|(ARA) - Without a doubt, traditional style remains at the top of the popularity charts in America’s home decorating. Gracious and inviting, traditional design evokes images of understated elegance and the grand style of the 18th and 19th century -- and the warmth and classical comfort many of us remember from our childhood homes. But if you equate “traditional” and “grand” with “old and stodgy,” it’s time to take another look. While elegance and history still personify this style, a definite and growing movement to bring traditional design into a fresher, more relaxed realm is well underway.
A perfect example is the new approach being taken to one of the most enduring styles in American décor -- Queen Anne furniture. Queen Anne furniture, named for the English monarch of the early 1700s, was the dominant décor during America’s Colonial period and has become the most reproduced furniture style ever since. Its hallmarks are darker woods like walnut and mahogany finished to a high gloss; artful, shell-carved designs on table and chair legs; tall, broken pediment arches topping cabinets, and eye-pleasing, serpentine curves and cabriole legs that were at the time a revolutionary departure from the square furniture legs of earlier furniture styles.
Thomasville brings a breath of fresh air into this stately style -- and one of its own most popular lines -- with the new Collector’s Cherry collection of bedroom, living room, dining room and occasional furniture. Collector’s Cherry’s intriguing cathedral and quarter-sawn cherry veneers combine traditional bombé shapes and carved pediment scrolls with such updated elements as convenient storage options and simplified brass-finished hardware that complement the beauty of a rich but more contemporary low-sheen finish.
For the bedroom, Collector’s Cherry provides consumers with maximum versatility with several bed, chest and dresser options. In addition to a stately four-poster bed is a sleek sleigh bed accentuated with a high back to accommodate today’s thicker pillow-top mattresses. A signature piece is the Susannah bed, a fully upholstered winged channel-back headboard available in 1,000 fabrics and -- for a surprisingly contemporary touch -- soft and supple leather.
Dining options include an oval and a handsome rectangular double-pedestal table that can be paired with either Queen Anne or Chippendale arm and side chairs, all with graceful cabriole legs. Numerous storage and display options include three china designs: a corner and breakfront china carrying the broken pediment with flame finial motif -- which can be conveniently removed to fit the space constraints of homes with lower ceilings -- and a canted china with four beveled glass doors.

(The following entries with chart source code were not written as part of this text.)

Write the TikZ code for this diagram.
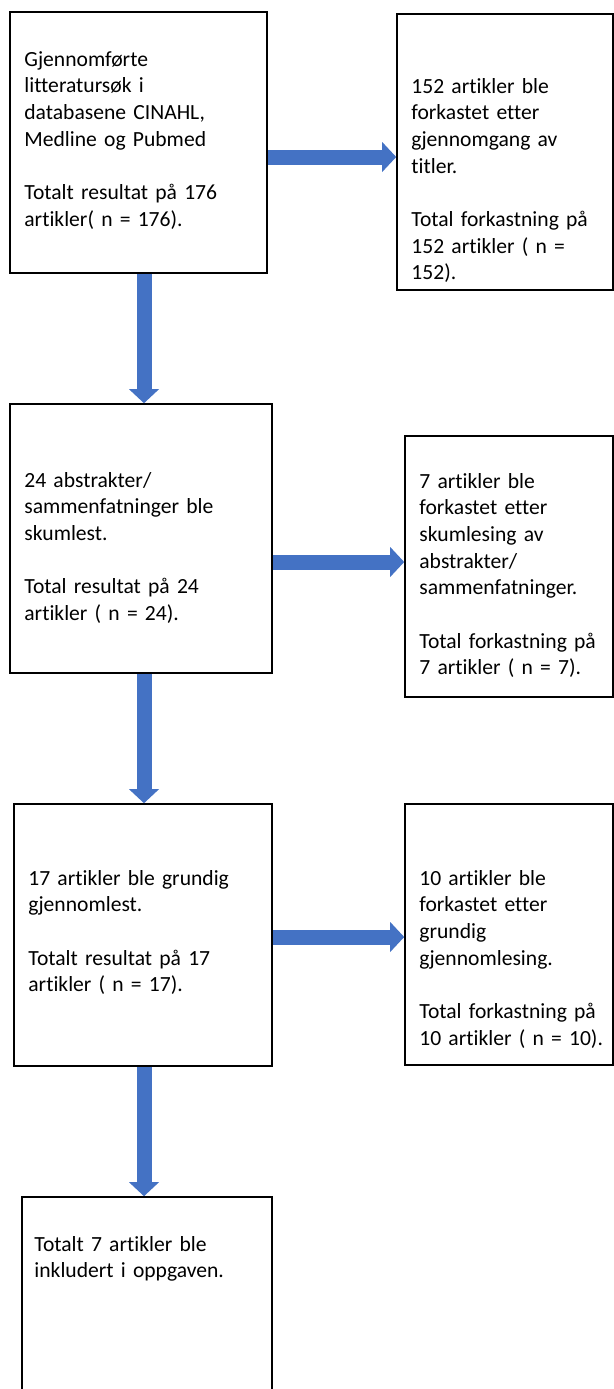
\documentclass[tikz,border=0pt]{standalone}
\usepackage{fontspec}
\setmainfont[Ligatures=CommonOff]{Carlito}
\usetikzlibrary{arrows.meta}
\definecolor{flowblue}{HTML}{4472C4}
\begin{document}
\begin{tikzpicture}[x=0.5pt,y=-0.5pt,
 box/.style={draw,line width=0.8pt,rectangle,inner sep=0pt},
 txt/.style={anchor=base west,inner sep=0pt,align=left,text width=125pt,font=\fontsize{10.8}{13.35}\selectfont},
 flow/.style={draw=flowblue,line width=7.5pt,-{Triangle[width=15pt,length=7pt,line width=0pt]}}]
 \useasboundingbox (0,0) rectangle (614,1389);
 % left column
 \node[box,minimum width=128.5pt,minimum height=130.5pt] (b1) at (138.5,142.5) {};
 \node[box,minimum width=131pt,minimum height=134.5pt] (b3) at (141,538.5) {};
 \node[box,minimum width=129pt,minimum height=131pt] (b5) at (143,935) {};
 \node[box,minimum width=125pt,minimum height=101.5pt] (b7) at (147,1298.5) {};
 % right column
 \node[box,minimum width=108pt,minimum height=138pt] (b2) at (505,152) {};
 \node[box,minimum width=104pt,minimum height=130.5pt] (b4) at (509,566.5) {};
 \node[box,minimum width=104pt,minimum height=130.5pt] (b6) at (509,934.5) {};
 % texts
 \node[txt] (t1) at (24,66) {Gjennomførte\\ litteratursøk i\\ databasene CINAHL,\\ Medline og Pubmed\\[13.35pt] Totalt resultat på 176\\ artikler( n = 176).};
 \node[txt] (t2) at (411,93) {152 artikler ble\\ forkastet etter\\ gjennomgang av\\ titler.\\[13.35pt] Total forkastning på\\ 152 artikler ( n =\\ 152).};
 \node[txt] (t3) at (24,487) {24 abstrakter/\\ sammenfatninger ble\\ skumlest.\\[13.35pt] Total resultat på 24\\ artikler ( n = 24).};
 \node[txt] (t4) at (419,488) {7 artikler ble\\ forkastet etter\\ skumlesing av\\ abstrakter/\\ sammenfatninger.\\[13.35pt] Total forkastning på\\ 7 artikler ( n = 7).};
 \node[txt] (t5) at (28,885) {17 artikler ble grundig\\ gjennomlest.\\[13.35pt] Totalt resultat på 17\\ artikler ( n = 17).};
 \node[txt] (t6) at (419,885) {10 artikler ble\\ forkastet etter\\ grundig\\ gjennomlesing.\\[13.35pt] Total forkastning på\\ 10 artikler ( n = 10).};
 \node[txt] (t7) at (34,1251) {Totalt 7 artikler ble\\ inkludert i oppgaven.};
 % arrows
 \coordinate (axis) at (144,0);
 \draw[flow] (b1.south -| axis) -- (b3.north -| axis);
 \draw[flow] (b3.south -| axis) -- (b5.north -| axis);
 \draw[flow] (b5.south -| axis) -- (b7.north -| axis);
 \draw[flow] (b1.east |- 0,157) -- (b2.west |- 0,157);
 \draw[flow] (b3.east |- 0,562) -- (b4.west |- 0,562);
 \draw[flow] (b5.east |- 0,937) -- (b6.west |- 0,937);
\end{tikzpicture}
\end{document}
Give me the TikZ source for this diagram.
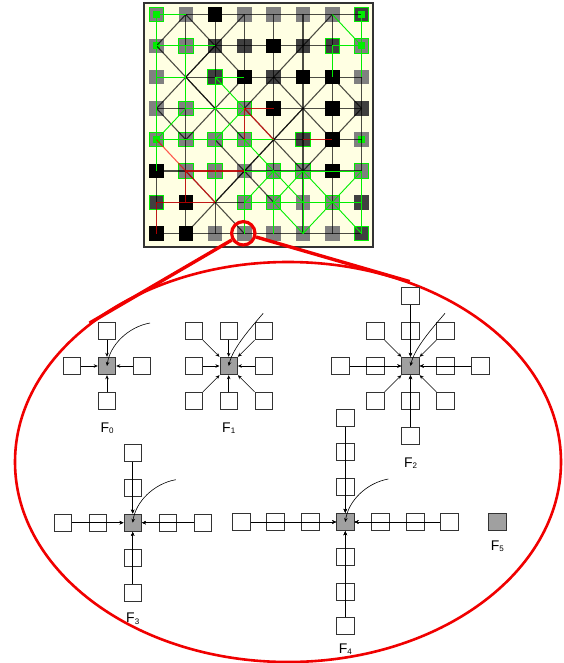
\documentclass[tikz,border=0pt]{standalone}
\usepackage{fontspec}
\setsansfont{Liberation Sans}
\usetikzlibrary{arrows.meta, positioning, shapes.geometric, calc}
\definecolor{boardbg}{HTML}{FFFFE3}
\definecolor{cellgray}{HTML}{808080}
\definecolor{celldark}{HTML}{404040}
\definecolor{markgreen}{HTML}{00EE00}
\definecolor{hubgray}{HTML}{A0A0A0}
\definecolor{zoomred}{HTML}{F00000}
\newcommand{\fsub}[1]{F\raisebox{-1.5pt}{\fontsize{8}{8}\selectfont #1}}

\begin{document}
\begin{tikzpicture}[
    x=1pt, y=-1pt,
    board/.style={rectangle, fill=boardbg, draw=black!80, line width=1.3pt,
                  minimum width=229pt, minimum height=244pt},
    cell/.style={rectangle, minimum size=14.5pt, inner sep=0pt},
    gcell/.style={cell, fill=cellgray},
    dcell/.style={cell, fill=celldark},
    kcell/.style={cell, fill=black},
    gring/.style={gcell, draw=markgreen, line width=1pt},
    dring/.style={dcell, draw=markgreen, line width=1pt},
    dot/.style={rectangle, fill=markgreen, minimum size=7pt, inner sep=0pt},
    blackline/.style={draw=black, opacity=0.7, line width=1.1pt},
    greenline/.style={draw=markgreen, line width=0.9pt},
    redline/.style={draw=red, opacity=0.65, line width=1.1pt},
    lens/.style={circle, draw=zoomred, line width=3.2pt, minimum size=23.4pt, inner sep=0pt},
    zoomline/.style={draw=zoomred, line width=3.4pt},
    zoomview/.style={ellipse, draw=zoomred, line width=2.6pt, minimum width=546pt,
                     minimum height=400pt, inner sep=0pt},
    box/.style={rectangle, draw=black!80, fill=white, line width=0.9pt,
                minimum size=17.5pt, inner sep=0pt},
    hub/.style={box, fill=hubgray},
    arr/.style={-{Stealth[length=4pt, width=3.5pt]}, line width=0.6pt},
    lbl/.style={font=\sffamily\fontsize{14}{16}\selectfont, inner sep=1pt}
  ]
  \useasboundingbox (0,0) rectangle (563,663);

  % the board
  \node[board] (board) at (258.5,125) {};
  \foreach \c in {1,...,8}
    \foreach \r in {1,...,8}
      \coordinate (p\c\r) at ({156.5+29.3*(\c-1)},{14.5+31.3*(\r-1)});
  \foreach \c/\r/\s in {1/1/gring, 2/1/gcell, 3/1/kcell, 4/1/gcell, 5/1/gcell, 6/1/gcell, 7/1/gcell, 8/1/dring,
      1/2/gcell, 2/2/gring, 3/2/dcell, 4/2/dcell, 5/2/kcell, 6/2/dcell, 7/2/dring, 8/2/gring,
      1/3/gcell, 3/3/dring, 4/3/kcell, 5/3/dcell, 6/3/kcell, 7/3/kcell, 8/3/gcell,
      1/4/gcell, 2/4/gring, 4/4/gring, 5/4/kcell, 7/4/kcell, 8/4/dcell,
      1/5/gring, 2/5/gring, 3/5/gring, 4/5/gring, 6/5/dring, 7/5/kcell, 8/5/gcell,
      1/6/kcell, 2/6/gring, 3/6/gring, 4/6/gcell, 5/6/gring, 6/6/gring, 7/6/kcell, 8/6/gring,
      1/7/dring, 2/7/kcell, 4/7/gring, 5/7/gring, 6/7/gcell, 7/7/gring, 8/7/dcell,
      1/8/kcell, 2/8/kcell, 3/8/gcell, 4/8/gcell, 5/8/gcell, 6/8/gcell, 7/8/gcell, 8/8/dring}
    \node[\s] (cell\c\r) at (p\c\r) {};
  \foreach \p in {11,81,12,82,15,85}
    \node[dot] (dot\p) at (p\p) {};

  % rows, columns and diagonals
  \foreach \a/\b in {21/81, 12/82, 13/83, 14/84, 15/85, 16/86, 17/87, 18/88,
      12/18, 21/28, 31/38, 41/48, 51/58, 61/68, 71/78, 83/88,
      21/43, 41/23, 12/34, 32/14, 23/45, 43/25, 53/75, 73/55, 44/66, 64/46,
      35/57, 55/37, 26/48, 46/28, 12/21, 14/25, 71/53, 53/44, 66/84, 73/84}
    \draw[blackline] (p\a) -- (p\b);
  \foreach \a/\b in {11/21, 11/16, 12/32, 22/24, 13/23, 33/43, 33/37, 33/44, 44/35,
      15/24, 24/44, 15/55, 45/48, 46/86, 47/87, 45/56, 56/47, 56/67, 66/57, 66/77,
      57/68, 68/77, 77/86, 77/88, 56/58, 66/68, 86/88, 71/82, 81/83, 72/82, 72/73}
    \draw[greenline] (p\a) -- (p\b);
  \foreach \a/\b in {44/54, 44/55, 44/45, 65/75, 15/26, 26/46, 26/37, 26/27, 17/37, 17/18}
    \draw[redline] (p\a) -- (p\b);

  % magnifier
  \node[lens] (lens) at (243.3,233.3) {};
  \node[zoomview] (zoomview) at (288,462) {};
  \draw[zoomline] (lens) -- (zoomview.145);
  \draw[zoomline] (lens) -- (zoomview.56);

  % F0
  \node[hub] (f0) at (107,366) {};
  \foreach \dx/\dy [count=\i] in {0/-35, -35/0, 35/0, 0/35}
    \node[box] (f0n\i) at ($(f0)+(\dx,\dy)$) {};
  \foreach \i in {1,...,4} \draw[arr] (f0n\i) -- (f0);
  \coordinate (f0t) at ($(f0)+(43,-43)$);
  \draw[arr] (f0t) .. controls +(-22,4) and +(3,-21) .. (f0.center);
  \node[lbl, below=11pt of f0n4] (f0lbl) {\fsub{0}};

  % F1
  \node[hub] (f1) at (228.7,366) {};
  \foreach \dx/\dy [count=\i] in {-35/-35, 0/-35, 35/-35, -35/0, 35/0, -35/35, 0/35, 35/35}
    \node[box] (f1n\i) at ($(f1)+(\dx,\dy)$) {};
  \foreach \i in {1,...,8} \draw[arr] (f1n\i) -- (f1);
  \coordinate (f1t) at ($(f1)+(34.5,-52.7)$);
  \draw[arr] (f1t) .. controls +(-12,14) and +(4,-18) .. (f1.center);
  \node[lbl, below=11pt of f1n7] (f1lbl) {\fsub{1}};

  % F2
  \node[hub] (f2) at (410.5,366) {};
  \foreach \dx/\dy [count=\i] in {-35/-35, 0/-35, 35/-35, -35/0, 35/0, -35/35, 0/35, 35/35,
      0/-70, -70/0, 70/0, 0/70}
    \node[box] (f2n\i) at ($(f2)+(\dx,\dy)$) {};
  \foreach \i in {1,...,12} \draw[arr] (f2n\i) -- (f2);
  \coordinate (f2t) at ($(f2)+(34.5,-52.7)$);
  \draw[arr] (f2t) .. controls +(-12,14) and +(4,-18) .. (f2.center);
  \node[lbl, below=11pt of f2n12] (f2lbl) {\fsub{2}};

  % F3
  \node[hub] (f3) at (132.7,522.7) {};
  \foreach \dx/\dy [count=\i] in {0/-35, -35/0, 35/0, 0/35, 0/-70, -70/0, 70/0, 0/70}
    \node[box] (f3n\i) at ($(f3)+(\dx,\dy)$) {};
  \foreach \i in {1,...,8} \draw[arr] (f3n\i) -- (f3);
  \coordinate (f3t) at ($(f3)+(43,-43)$);
  \draw[arr] (f3t) .. controls +(-22,4) and +(3,-21) .. (f3.center);
  \node[lbl, below=10pt of f3n8] (f3lbl) {\fsub{3}};

  % F4
  \node[hub] (f4) at (345.3,522) {};
  \foreach \dx/\dy [count=\i] in {0/-35, -35/0, 35/0, 0/35, 0/-70, -70/0, 70/0, 0/70,
      0/-104, -104/0, 104/0, 0/104}
    \node[box] (f4n\i) at ($(f4)+(\dx,\dy)$) {};
  \foreach \i in {1,...,12} \draw[arr] (f4n\i) -- (f4);
  \coordinate (f4t) at ($(f4)+(43,-43)$);
  \draw[arr] (f4t) .. controls +(-22,4) and +(3,-21) .. (f4.center);
  \node[lbl, below=7pt of f4n12] (f4lbl) {\fsub{4}};

  % F5
  \node[hub] (f5) at (497.3,522) {};
  \node[lbl, below=8pt of f5] (f5lbl) {\fsub{5}};
\end{tikzpicture}
\end{document}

In addition to the classic sideboard, the group includes a mobile server with foldout top for convenience and extra serving space.
The line is completed with an array of occasional and wall pieces in a variety of sizes to complement any setting. Standouts include a charming pie-crust top lamp table, three-drawer cocktail table and bombe-silhouetted chairside chest. Wall pieces include a freestanding entertainment cabinet that accommodates today’s larger televisions and boasts lots of storage space for consumer electronics, tapes and CDs.
The Queen Anne period brought the first-ever inclusion of upholstered furniture, introduced in the form of a padded wing chair. Collector’s Cherry includes a version scaled down in size but high in comfort for solitary reading and TV-watching, or conversations with friends. A curvaceous camelback sofa with high-kick pleat skirt and rolled arm that continues around the back is equally inviting. Both look fresh and new in clear, bright pastel and sorbet colors -- another move away from formality that meets today’s more casual lifestyles.
The new identity of traditional is sometimes different, but is still of fine woodworking, craftsmanship and graceful lines. Collector’s Cherry is just one of the many familiar styles that relax the strict tenets of traditional style. In this new, more relaxed mode of traditional decorating, fabric color and texture may seem less formal, albeit no less elegant. At the same time, wood furniture and finishes are being mixed and matched less strictly. Old and new are paired side-by-side without apology. Some tips on energizing this venerable decorating style include:
Choose Colors Wisely: Softer colors impart a more contemporary, relaxed approach to original traditional style. If you prefer a more formal traditional palette, select jewel tone colors with gold and silver accents.
Pair Old with New: Antiques and antique reproductions can be used together successfully and are key to achieving the best possible traditional look.
Mix and Match Fabrics and Textures: When selecting upholstery, accent and drapery fabrics, choose those that work well together, but do not necessarily match. Keep in mind that upholstery fabrics should be able to withstand years of wear.
Accessorize, but Avoid Clutter: Today’s most successful and elegant traditional interiors, keep accessories to a minimum.
Try an Eclectic Take on Traditional: Every piece of furniture in a room does not have to suit a classic traditional vein. It is common today to find a fantastic traditional interior where something from a different genre -- even contemporary art -- is successfully utilized.